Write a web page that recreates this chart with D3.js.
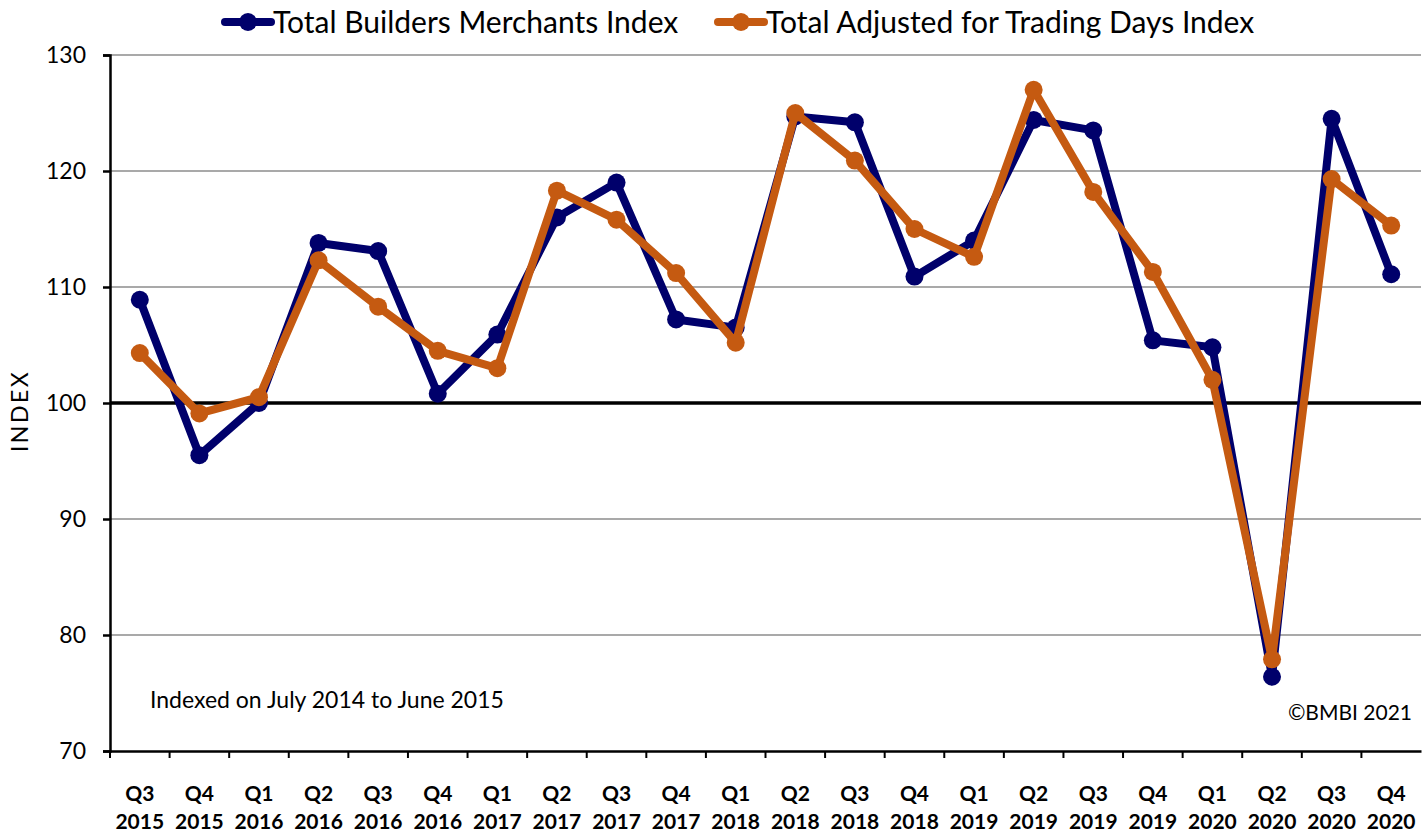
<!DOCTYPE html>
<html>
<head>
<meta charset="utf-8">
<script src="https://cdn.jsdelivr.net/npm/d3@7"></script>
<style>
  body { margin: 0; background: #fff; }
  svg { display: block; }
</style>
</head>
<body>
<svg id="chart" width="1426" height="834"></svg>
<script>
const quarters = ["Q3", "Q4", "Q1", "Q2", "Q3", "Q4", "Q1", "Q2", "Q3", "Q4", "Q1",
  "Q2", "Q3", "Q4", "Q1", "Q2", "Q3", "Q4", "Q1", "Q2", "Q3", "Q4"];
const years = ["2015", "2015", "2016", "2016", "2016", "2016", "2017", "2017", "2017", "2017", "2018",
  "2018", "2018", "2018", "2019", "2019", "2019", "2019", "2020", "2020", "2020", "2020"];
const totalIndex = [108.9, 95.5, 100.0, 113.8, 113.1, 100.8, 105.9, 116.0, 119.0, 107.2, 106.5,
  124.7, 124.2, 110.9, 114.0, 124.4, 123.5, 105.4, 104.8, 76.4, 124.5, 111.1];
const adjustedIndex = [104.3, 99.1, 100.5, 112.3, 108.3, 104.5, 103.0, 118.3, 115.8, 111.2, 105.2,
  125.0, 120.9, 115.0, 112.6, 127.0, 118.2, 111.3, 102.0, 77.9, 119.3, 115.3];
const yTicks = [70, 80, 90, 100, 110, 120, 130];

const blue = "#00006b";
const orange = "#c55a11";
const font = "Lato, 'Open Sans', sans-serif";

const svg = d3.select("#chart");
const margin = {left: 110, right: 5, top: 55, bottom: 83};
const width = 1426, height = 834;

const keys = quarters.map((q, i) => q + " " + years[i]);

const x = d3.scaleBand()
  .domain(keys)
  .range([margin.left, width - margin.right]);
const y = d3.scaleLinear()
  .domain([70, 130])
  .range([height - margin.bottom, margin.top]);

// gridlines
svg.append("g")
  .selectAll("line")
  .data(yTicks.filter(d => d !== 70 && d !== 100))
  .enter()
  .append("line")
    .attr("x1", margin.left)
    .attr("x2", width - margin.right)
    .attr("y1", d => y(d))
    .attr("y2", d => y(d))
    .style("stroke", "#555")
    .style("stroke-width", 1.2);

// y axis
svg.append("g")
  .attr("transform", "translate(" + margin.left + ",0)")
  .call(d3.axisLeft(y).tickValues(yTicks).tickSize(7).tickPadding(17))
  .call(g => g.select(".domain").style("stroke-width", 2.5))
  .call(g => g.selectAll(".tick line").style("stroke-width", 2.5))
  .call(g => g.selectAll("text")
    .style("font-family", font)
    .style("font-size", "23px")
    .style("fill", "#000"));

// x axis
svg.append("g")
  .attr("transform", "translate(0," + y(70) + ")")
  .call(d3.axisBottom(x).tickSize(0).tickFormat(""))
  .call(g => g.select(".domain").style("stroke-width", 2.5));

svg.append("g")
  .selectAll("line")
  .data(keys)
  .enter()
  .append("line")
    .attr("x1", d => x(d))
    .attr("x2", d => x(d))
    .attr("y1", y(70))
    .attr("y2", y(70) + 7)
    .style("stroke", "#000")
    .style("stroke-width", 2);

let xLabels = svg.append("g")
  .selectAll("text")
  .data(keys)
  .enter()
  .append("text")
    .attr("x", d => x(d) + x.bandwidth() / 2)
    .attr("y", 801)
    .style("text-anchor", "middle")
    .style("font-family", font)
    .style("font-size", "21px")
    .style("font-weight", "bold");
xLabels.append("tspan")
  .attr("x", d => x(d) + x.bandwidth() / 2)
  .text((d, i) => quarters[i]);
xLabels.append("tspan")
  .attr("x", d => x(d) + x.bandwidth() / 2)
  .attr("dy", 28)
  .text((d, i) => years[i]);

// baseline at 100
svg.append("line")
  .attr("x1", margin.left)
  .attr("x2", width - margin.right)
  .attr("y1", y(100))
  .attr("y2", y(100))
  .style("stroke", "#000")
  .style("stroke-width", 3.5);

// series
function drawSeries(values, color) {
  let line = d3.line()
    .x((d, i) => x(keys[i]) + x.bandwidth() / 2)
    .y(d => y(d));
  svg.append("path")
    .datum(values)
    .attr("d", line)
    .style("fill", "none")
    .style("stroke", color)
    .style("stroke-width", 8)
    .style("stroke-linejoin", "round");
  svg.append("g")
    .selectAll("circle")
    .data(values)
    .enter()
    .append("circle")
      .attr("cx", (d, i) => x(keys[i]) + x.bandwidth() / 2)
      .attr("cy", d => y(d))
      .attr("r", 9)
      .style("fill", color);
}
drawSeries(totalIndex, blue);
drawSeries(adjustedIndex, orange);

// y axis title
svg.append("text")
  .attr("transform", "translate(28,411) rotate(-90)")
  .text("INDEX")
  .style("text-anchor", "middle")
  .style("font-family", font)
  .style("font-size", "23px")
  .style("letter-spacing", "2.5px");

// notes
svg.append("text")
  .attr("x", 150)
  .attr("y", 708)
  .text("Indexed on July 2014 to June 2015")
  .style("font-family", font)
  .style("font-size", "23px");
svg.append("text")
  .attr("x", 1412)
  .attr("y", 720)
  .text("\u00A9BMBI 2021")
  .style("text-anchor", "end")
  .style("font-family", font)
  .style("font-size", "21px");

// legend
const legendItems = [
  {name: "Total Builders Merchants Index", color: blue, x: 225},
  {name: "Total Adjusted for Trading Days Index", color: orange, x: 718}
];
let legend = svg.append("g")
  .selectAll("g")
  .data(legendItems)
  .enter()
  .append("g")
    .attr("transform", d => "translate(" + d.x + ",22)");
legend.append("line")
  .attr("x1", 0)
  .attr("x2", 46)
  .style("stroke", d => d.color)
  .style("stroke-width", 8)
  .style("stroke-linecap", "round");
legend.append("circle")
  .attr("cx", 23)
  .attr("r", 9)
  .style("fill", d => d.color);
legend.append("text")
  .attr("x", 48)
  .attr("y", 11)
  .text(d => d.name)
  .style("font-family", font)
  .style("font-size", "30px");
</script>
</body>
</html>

* * *

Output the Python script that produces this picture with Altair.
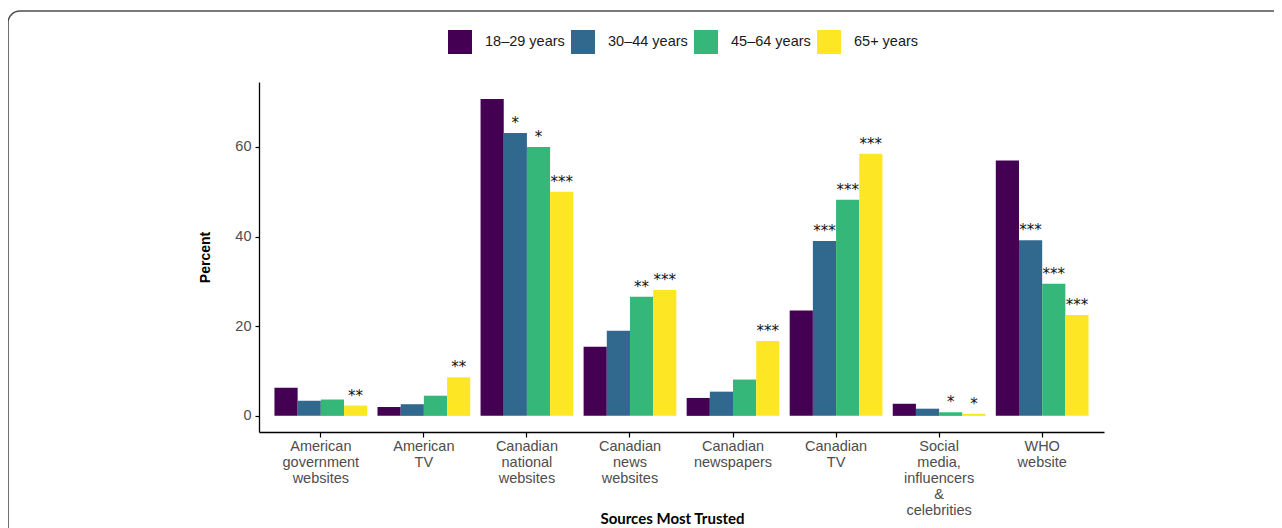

| Task description |
Make an exact copy of only the lines from the one with "Write a web" through the one with "- margin.bottom, margin.top]);". Pictures don't belong in it.

| Response to this task |
Write a web page that recreates this chart with D3.js.
<!DOCTYPE html>
<html>
<head>
<meta charset="utf-8">
<script src="https://cdn.jsdelivr.net/npm/d3@7"></script>
<style>
  body { margin: 0; background: #fff; }
  svg { display: block; }
</style>
</head>
<body>
<svg id="chart" width="1426" height="834"></svg>
<script>
const quarters = ["Q3", "Q4", "Q1", "Q2", "Q3", "Q4", "Q1", "Q2", "Q3", "Q4", "Q1",
  "Q2", "Q3", "Q4", "Q1", "Q2", "Q3", "Q4", "Q1", "Q2", "Q3", "Q4"];
const years = ["2015", "2015", "2016", "2016", "2016", "2016", "2017", "2017", "2017", "2017", "2018",
  "2018", "2018", "2018", "2019", "2019", "2019", "2019", "2020", "2020", "2020", "2020"];
const totalIndex = [108.9, 95.5, 100.0, 113.8, 113.1, 100.8, 105.9, 116.0, 119.0, 107.2, 106.5,
  124.7, 124.2, 110.9, 114.0, 124.4, 123.5, 105.4, 104.8, 76.4, 124.5, 111.1];
const adjustedIndex = [104.3, 99.1, 100.5, 112.3, 108.3, 104.5, 103.0, 118.3, 115.8, 111.2, 105.2,
  125.0, 120.9, 115.0, 112.6, 127.0, 118.2, 111.3, 102.0, 77.9, 119.3, 115.3];
const yTicks = [70, 80, 90, 100, 110, 120, 130];

const blue = "#00006b";
const orange = "#c55a11";
const font = "Lato, 'Open Sans', sans-serif";

const svg = d3.select("#chart");
const margin = {left: 110, right: 5, top: 55, bottom: 83};
const width = 1426, height = 834;

const keys = quarters.map((q, i) => q + " " + years[i]);

const x = d3.scaleBand()
  .domain(keys)
  .range([margin.left, width - margin.right]);
const y = d3.scaleLinear()
  .domain([70, 130])
  .range([height - margin.bottom, margin.top]);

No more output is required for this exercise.